● **Requirement**
Copy out the listing that follows exactly, dropping every picture.

● **Data shown**
(begin)

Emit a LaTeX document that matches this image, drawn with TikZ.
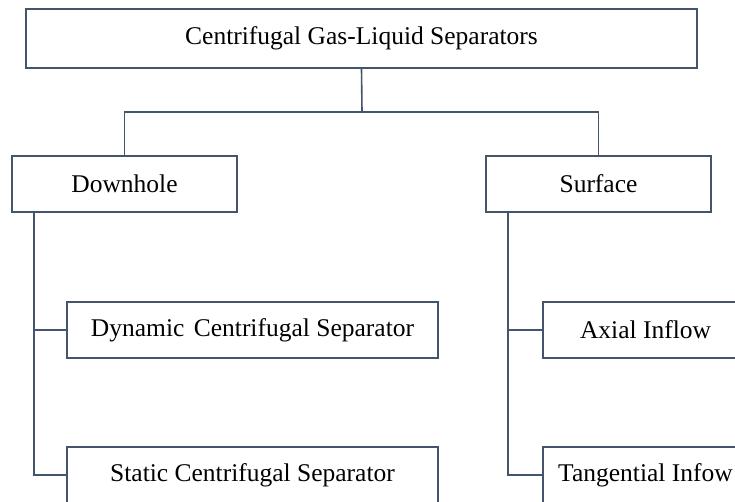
\documentclass[tikz,border=0pt]{standalone}
\usepackage{fontspec}
\setmainfont{Liberation Serif}
\definecolor{linec}{HTML}{44546A}
\begin{document}
\begin{tikzpicture}[x=1pt,y=-1pt,
  box/.style={draw=linec,line width=1.6pt,rectangle,inner sep=0pt,
    minimum height=56pt,font=\fontsize{25.5}{30}\selectfont,text=black},
  conn/.style={draw=linec,line width=1.6pt}]
\useasboundingbox (0,0) rectangle (735,502);
\clip (0,0) rectangle (735,502);
\node[box,minimum width=671pt,minimum height=59pt] (top) at (361.5,38.5) {Centrifugal Gas-Liquid Separators};
\node[box,minimum width=225pt] (down) at (124.5,184) {Downhole};
\node[box,minimum width=225pt] (surf) at (598.5,184) {Surface};
\node[box,minimum width=371pt] (dyn) at (252.5,330) {Dynamic\hspace{0.12em} Centrifugal Separator};
\node[box,minimum width=371pt] (stat) at (252.5,475) {Static Centrifugal Separator};
\node[box,minimum width=205pt] (ax) at (645.5,330) {Axial Inflow};
\node[box,minimum width=205pt] (tan) at (645.5,475) {Tangential Infow};
\coordinate (j) at (362,112);
\coordinate (ls) at (34,212);
\coordinate (rs) at (508,212);
\draw[conn] (top.south) -- (j);
\draw[conn] (j) -| (down.north);
\draw[conn] (j) -| (surf.north);
\draw[conn] (ls) |- (dyn.west);
\draw[conn] (ls) |- (stat.west);
\draw[conn] (rs) |- (ax.west);
\draw[conn] (rs) |- (tan.west);
\end{tikzpicture}
\end{document}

(end)

● **Exercise output**
Emit a LaTeX document that matches this image, drawn with TikZ.
\documentclass[tikz,border=0pt]{standalone}
\usepackage{fontspec}
\setmainfont{Liberation Serif}
\definecolor{linec}{HTML}{44546A}
\begin{document}
\begin{tikzpicture}[x=1pt,y=-1pt,
  box/.style={draw=linec,line width=1.6pt,rectangle,inner sep=0pt,
    minimum height=56pt,font=\fontsize{25.5}{30}\selectfont,text=black},
  conn/.style={draw=linec,line width=1.6pt}]
\useasboundingbox (0,0) rectangle (735,502);
\clip (0,0) rectangle (735,502);
\node[box,minimum width=671pt,minimum height=59pt] (top) at (361.5,38.5) {Centrifugal Gas-Liquid Separators};
\node[box,minimum width=225pt] (down) at (124.5,184) {Downhole};
\node[box,minimum width=225pt] (surf) at (598.5,184) {Surface};
\node[box,minimum width=371pt] (dyn) at (252.5,330) {Dynamic\hspace{0.12em} Centrifugal Separator};
\node[box,minimum width=371pt] (stat) at (252.5,475) {Static Centrifugal Separator};
\node[box,minimum width=205pt] (ax) at (645.5,330) {Axial Inflow};
\node[box,minimum width=205pt] (tan) at (645.5,475) {Tangential Infow};
\coordinate (j) at (362,112);
\coordinate (ls) at (34,212);
\coordinate (rs) at (508,212);
\draw[conn] (top.south) -- (j);
\draw[conn] (j) -| (down.north);
\draw[conn] (j) -| (surf.north);
\draw[conn] (ls) |- (dyn.west);
\draw[conn] (ls) |- (stat.west);
\draw[conn] (rs) |- (ax.west);
\draw[conn] (rs) |- (tan.west);
\end{tikzpicture}
\end{document}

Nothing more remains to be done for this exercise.